**DIRECTIVE:**
Would you retype, exactly and without the pictures, the lines between the line holding "Rebuild this chart" and the line holding "import * as echarts from 'echarts';", inclusive, and nothing else?

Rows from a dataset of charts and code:
>>>

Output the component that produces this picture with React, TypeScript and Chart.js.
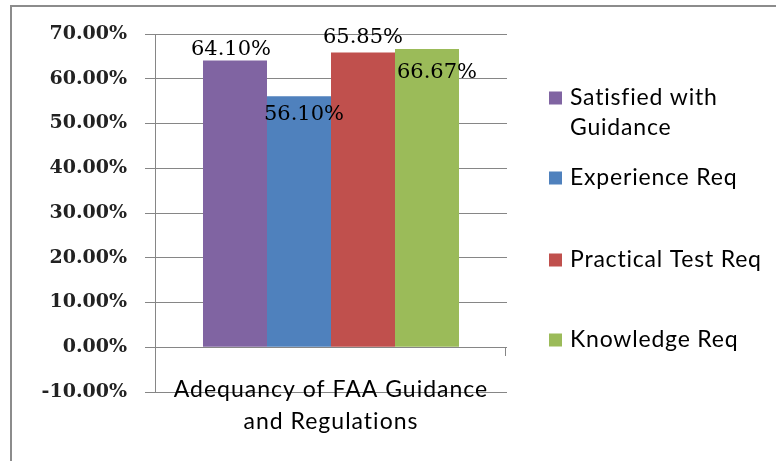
import React, { useEffect, useRef } from "react";
import { Chart, registerables } from "chart.js";

Chart.register(...registerables);

const categories: string[][] = [["Adequancy of FAA Guidance", "and Regulations"]];
const seriesNames: string[][] = [
  ["Satisfied with", "Guidance"],
  ["Experience Req"],
  ["Practical Test Req"],
  ["Knowledge Req"],
];
const seriesValues: number[] = [64.1, 56.1, 65.85, 66.67];
const seriesColors: string[] = ["#8064A2", "#4F81BD", "#C0504D", "#9BBB59"];
const yMin = -10;
const yMax = 70;
const yStep = 10;

// label placement (styling): offset of label centre from bar top / bar centre
const labelDy: number[] = [-11, 18, -15, 24];
const labelDx: number[] = [-4, 5, 0, 10];
// legend rows (styling)
const legendRowY: number[] = [98, 178, 260, 340];

const overlayPlugin = {
  id: "overlay",
  beforeDatasetsDraw(chart: any) {
    const ctx = chart.ctx;
    ctx.save();
    // category labels (drawn here because the scale clips labels above its box)
    const xs = chart.scales.x;
    ctx.font = '23px "Lato"';
    (ctx as any).letterSpacing = "1px";
    ctx.fillStyle = "#000";
    ctx.textAlign = "center";
    ctx.textBaseline = "middle";
    (chart.data.labels as string[][]).forEach((lines, i) => {
      const cx = xs.getPixelForTick(i);
      lines.forEach((line, j) => {
        ctx.fillText(line, cx, chart.chartArea.bottom - 2 + j * 32);
      });
    });
    ctx.restore();
  },
  afterDatasetsDraw(chart: any) {
    const ctx = chart.ctx;
    ctx.save();
    // data labels
    ctx.font = '21px "DejaVu Serif"';
    ctx.fillStyle = "#000";
    ctx.textAlign = "center";
    ctx.textBaseline = "middle";
    chart.data.datasets.forEach((ds: any, i: number) => {
      const el = chart.getDatasetMeta(i).data[0];
      if (!el) return;
      const v = ds.data[0] as number;
      ctx.fillText(v.toFixed(2) + "%", el.x + labelDx[i], el.y + labelDy[i]);
    });
    // small tick at right end of the zero line
    const y0 = chart.scales.y.getPixelForValue(0);
    ctx.strokeStyle = "#868686";
    ctx.lineWidth = 1;
    ctx.beginPath();
    ctx.moveTo(Math.round(chart.chartArea.right) - 1.5, Math.round(y0));
    ctx.lineTo(Math.round(chart.chartArea.right) - 1.5, Math.round(y0) + 9);
    ctx.stroke();
    // legend
    ctx.textAlign = "left";
    ctx.font = '23px "Lato"';
    (ctx as any).letterSpacing = "0.8px";
    chart.data.datasets.forEach((ds: any, i: number) => {
      const cy = legendRowY[i];
      ctx.fillStyle = seriesColors[i];
      ctx.fillRect(549, cy - 6.5, 13, 13);
      ctx.fillStyle = "#000";
      seriesNames[i].forEach((line, j) => {
        ctx.fillText(line, 570, cy + j * 30);
      });
    });
    ctx.restore();
  },
};

export default function App() {
  const ref = useRef<HTMLCanvasElement | null>(null);
  useEffect(() => {
    if (!ref.current) return;
    const chart = new Chart(ref.current, {
      type: "bar",
      data: {
        labels: categories,
        datasets: seriesValues.map((v, i) => ({
          label: seriesNames[i].join(" "),
          data: [v],
          backgroundColor: seriesColors[i],
          borderWidth: 0,
          categoryPercentage: 0.7273,
          barPercentage: 1,
        })),
      },
      options: {
        responsive: false,
        animation: false,
        layout: { padding: { left: 0, right: 269, top: 34, bottom: 0 } },
        plugins: {
          legend: { display: false },
          title: { display: false },
          tooltip: { enabled: false },
        },
        scales: {
          x: {
            grid: { display: false, drawTicks: false },
            border: { display: false },
            ticks: { display: false },
            afterFit(scale: any) {
              scale.height = 69;
            },
          },
          y: {
            min: yMin,
            max: yMax,
            grid: { color: "#868686", lineWidth: 1, tickLength: 10, drawTicks: true },
            border: { display: true, color: "#868686", width: 1 },
            ticks: {
              stepSize: yStep,
              padding: 18,
              color: "#222",
              font: { family: "DejaVu Serif", size: 19, weight: "bold" },
              callback: (v: any) => Number(v).toFixed(2) + "%",
            },
            afterFit(scale: any) {
              scale.width = 155;
            },
          },
        },
      },
      plugins: [overlayPlugin],
    });
    return () => chart.destroy();
  }, []);
  return (
    <div
      style={{
        position: "fixed",
        left: 0,
        top: 0,
        width: 776,
        height: 461,
        overflow: "hidden",
        background: "#fff",
      }}
    >
      <div
        style={{
          position: "absolute",
          left: 10,
          top: 5,
          width: 900,
          height: 700,
          border: "2px solid #8c8c8c",
        }}
      />
      <canvas
        ref={ref}
        width={776}
        height={461}
        style={{ position: "absolute", left: 0, top: 0 }}
      />
    </div>
  );
}
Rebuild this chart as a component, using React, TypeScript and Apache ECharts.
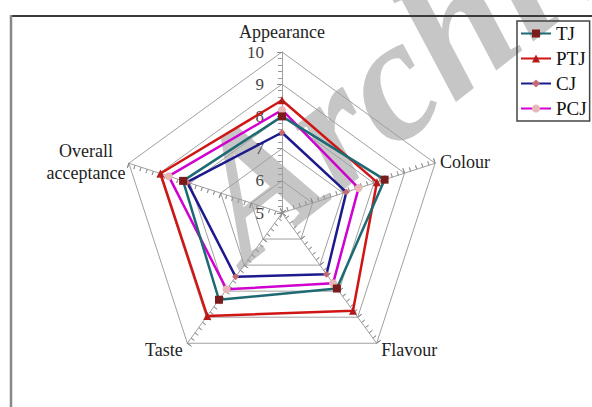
import React, { useEffect, useRef } from 'react';
import * as echarts from 'echarts';

// ---- data ----
const indicators = ['Appearance', 'Overall acceptance', 'Taste', 'Flavour', 'Colour'];
const seriesNames = ['TJ', 'PTJ', 'CJ', 'PCJ'];
const TJ = [8.0, 8.23, 8.33, 7.9, 8.35];
const PTJ = [8.5, 8.97, 8.95, 8.75, 8.1];
const CJ = [7.5, 8.1, 7.45, 7.35, 7.1];
const PCJ = [8.2, 8.7, 7.93, 7.7, 7.5];
const seriesValues = [TJ, PTJ, CJ, PCJ];
const scaleMin = 5;
const scaleMax = 10;
const watermarkText = 'Archive';

// ---- styles ----
const lineColors = ['#1d6a72', '#d01515', '#1c1a8c', '#d000d0'];
const markerColors = ['#7b1c1c', '#b51a1a', '#c46a72', '#e8b8b8'];
const markerShapes = ['rect', 'triangle', 'diamond', 'circle'];
const markerSizes = [8, 8, 7, 8];
const nameGaps = [11, 3, 8, 8, 5];
const FONT = '"Liberation Serif", "Times New Roman", serif';

const App: React.FC = () => {
  const ref = useRef<HTMLDivElement>(null);
  useEffect(() => {
    if (!ref.current) return;
    const chart = echarts.init(ref.current, undefined, { renderer: 'svg' });
    const center = [282, 213];
    const radius = 161;

    const mainIndicators = indicators.map((name, i) => ({
      name,
      min: scaleMin,
      max: scaleMax,
      nameGap: nameGaps[i],
      axisLabel: i === 0
        ? { show: true, color: '#444', fontFamily: FONT, fontSize: 17, margin: 18 }
        : { show: false },
      minorTick: { show: true, splitNumber: 5, length: 4, lineStyle: { color: '#9a9a9a', width: 1 } },
    }));
    const tickIndicators = indicators.map(() => ({
      name: '',
      min: scaleMin,
      max: scaleMax,
      axisLabel: { show: false },
      minorTick: { show: true, splitNumber: 5, length: 4, lineStyle: { color: '#9a9a9a', width: 1 } },
    }));

    const legendLineSeries = seriesNames.map((name, i) => ({
      type: 'line',
      name,
      data: [],
      xAxisIndex: 0,
      yAxisIndex: 0,
      symbol: markerShapes[i],
      symbolSize: markerSizes[i],
      lineStyle: { color: lineColors[i], width: 2.5 },
      itemStyle: { color: markerColors[i] },
    }));

    const radarSeries = seriesNames.map((name, i) => ({
      type: 'radar',
      name,
      radarIndex: 0,
      z: 3 + (4 - i),
      symbol: markerShapes[i],
      symbolSize: markerSizes[i],
      lineStyle: { color: lineColors[i], width: 2.5 },
      itemStyle: { color: markerColors[i] },
      data: [{ name, value: seriesValues[i] }],
    }));

    chart.setOption({
      animation: false,
      backgroundColor: '#ffffff',
      grid: { left: 0, top: 0, width: 1, height: 1, show: false },
      xAxis: { type: 'category', show: false, data: [] },
      yAxis: { type: 'value', show: false },
      legend: {
        orient: 'vertical',
        left: 517,
        top: 21,
        padding: [3, 3, 3, 3],
        borderColor: '#444',
        borderWidth: 1.5,
        itemWidth: 30,
        itemHeight: 10,
        itemGap: 6,
        data: seriesNames,
        textStyle: { fontFamily: FONT, fontSize: 19, color: '#111', lineHeight: 19 },
      },
      radar: [
        {
          center,
          radius,
          shape: 'polygon',
          splitNumber: 5,
          indicator: mainIndicators,
          nameGap: 8,
          axisName: {
            color: '#222',
            fontFamily: FONT,
            fontSize: 18,
            formatter: (v: string) =>
              v === 'Overall acceptance' ? '{c|Overall}\n{c|acceptance}' : v,
            rich: {
              c: { width: 80, align: 'center', fontFamily: FONT, fontSize: 18, lineHeight: 22, color: '#222' },
            },
          },
          axisLine: { show: true, lineStyle: { color: '#a0a0a0', width: 1 } },
          splitLine: { show: true, lineStyle: { color: '#a0a0a0', width: 1 } },
          splitArea: { show: false },
          axisTick: { show: true, length: 5, lineStyle: { color: '#8a8a8a', width: 1 } },
        },
        {
          center,
          radius,
          shape: 'polygon',
          splitNumber: 5,
          indicator: tickIndicators,
          axisName: { show: false },
          axisLine: { show: false },
          splitLine: { show: false },
          splitArea: { show: false },
          axisTick: { show: true, inside: true, length: 5, lineStyle: { color: '#8a8a8a', width: 1 } },
        },
      ],
      graphic: [
        {
          type: 'text',
          x: 210,
          y: 219,
          rotation: 0.663,
          z: -10,
          silent: true,
          style: {
            text: watermarkText,
            font: 'italic bold 175px "Liberation Serif"',
            fill: '#c6c6c6',
            align: 'left',
            verticalAlign: 'middle',
          },
        },
        {
          type: 'line',
          z: 10,
          shape: { x1: 10, y1: 16, x2: 600, y2: 16 },
          style: { stroke: '#3a3a3a', lineWidth: 2 },
        },
        {
          type: 'line',
          z: 10,
          shape: { x1: 11, y1: 15, x2: 11, y2: 420 },
          style: { stroke: '#888', lineWidth: 2.5 },
        },
      ],
      series: [...legendLineSeries, ...radarSeries],
    });
    return () => chart.dispose();
  }, []);
  return (
    <div
      ref={ref}
      style={{ position: 'absolute', left: 0, top: 0, width: 592, height: 407 }}
    />
  );
};

export default App;
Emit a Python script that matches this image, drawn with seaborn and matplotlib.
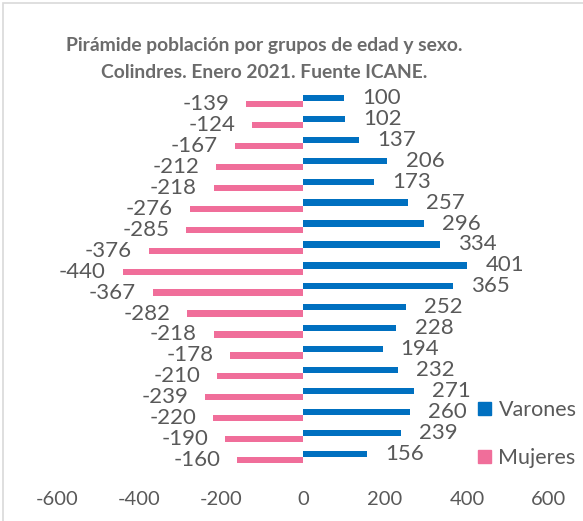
import pandas as pd
import seaborn as sns
import matplotlib.pyplot as plt
from matplotlib.patches import Patch, Rectangle

# age groups, top row first (as drawn)
grupos = ['85+', '80-84', '75-79', '70-74', '65-69', '60-64', '55-59', '50-54', '45-49',
          '40-44', '35-39', '30-34', '25-29', '20-24', '15-19', '10-14', '5-9', '0-4']
varones = [100, 102, 137, 206, 173, 257, 296, 334, 401, 365, 252, 228, 194, 232, 271, 260, 239, 156]
mujeres = [-139, -124, -167, -212, -218, -276, -285, -376, -440, -367, -282, -218, -178, -210, -239, -220, -190, -160]
x_ticks = [-600, -400, -200, 0, 200, 400, 600]

azul = '#0070c0'
rosa = '#f06e9a'
gris = '#595959'

df = pd.DataFrame({
    'Grupo': grupos * 2,
    'Sexo': ['Varones'] * len(grupos) + ['Mujeres'] * len(grupos),
    'Poblacion': varones + mujeres,
})

sns.set_style('white')
plt.rcParams['font.family'] = ['Lato', 'DejaVu Sans']

fig, ax = plt.subplots(figsize=(5.83, 5.21), dpi=100)
fig.subplots_adjust(left=57 / 583, right=549 / 583, top=0.826, bottom=0.103)

sns.barplot(data=df, y='Grupo', x='Poblacion', hue='Sexo', order=grupos,
            hue_order=['Varones', 'Mujeres'], palette=[azul, rosa], orient='h',
            width=0.6, linewidth=0, saturation=1, legend=False, ax=ax)

for cont, pad in zip(ax.containers, [13, 12]):
    ax.bar_label(cont, padding=pad, fontsize=16, color=gris)

ax.set_xlim(-600, 600)
ax.set_xticks(x_ticks)
ax.set_xticklabels([str(t) for t in x_ticks])
ax.set_yticks([])
ax.set_xlabel('')
ax.set_ylabel('')
ax.tick_params(axis='x', length=0, pad=17, labelsize=14.5, labelcolor=gris)
sns.despine(ax=ax, left=True, bottom=True)

fig.text(0.453, 1 - 45 / 521, 'Pirámide población por grupos de edad y sexo.',
         ha='center', va='center', fontsize=13.9, fontweight='bold', color='#6b6b6b')
fig.text(0.453, 1 - 72 / 521, 'Colindres. Enero 2021. Fuente ICANE.',
         ha='center', va='center', fontsize=13.9, fontweight='bold', color='#6b6b6b')

handles = [Patch(color=azul, label='Varones'), Patch(color=rosa, label='Mujeres')]
fig.legend(handles=handles, loc='center left', bbox_to_anchor=(478 / 583, 1 - 434 / 521),
           frameon=False, fontsize=15.5, labelcolor=gris, handlelength=0.6,
           handleheight=0.6, handletextpad=0.35, labelspacing=1.3, borderpad=0,
           borderaxespad=0)

fig.patches.append(Rectangle((3 / 583, -0.1), 1.2, 1.1 - 3 / 521, transform=fig.transFigure,
                             fill=False, edgecolor='#d9d9d9', linewidth=1.2))

fig.savefig('out.png', dpi=100)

<<<

**SOLUTION:**
Rebuild this chart as a component, using React, TypeScript and Apache ECharts.
import React, { useEffect, useRef } from 'react';
import * as echarts from 'echarts';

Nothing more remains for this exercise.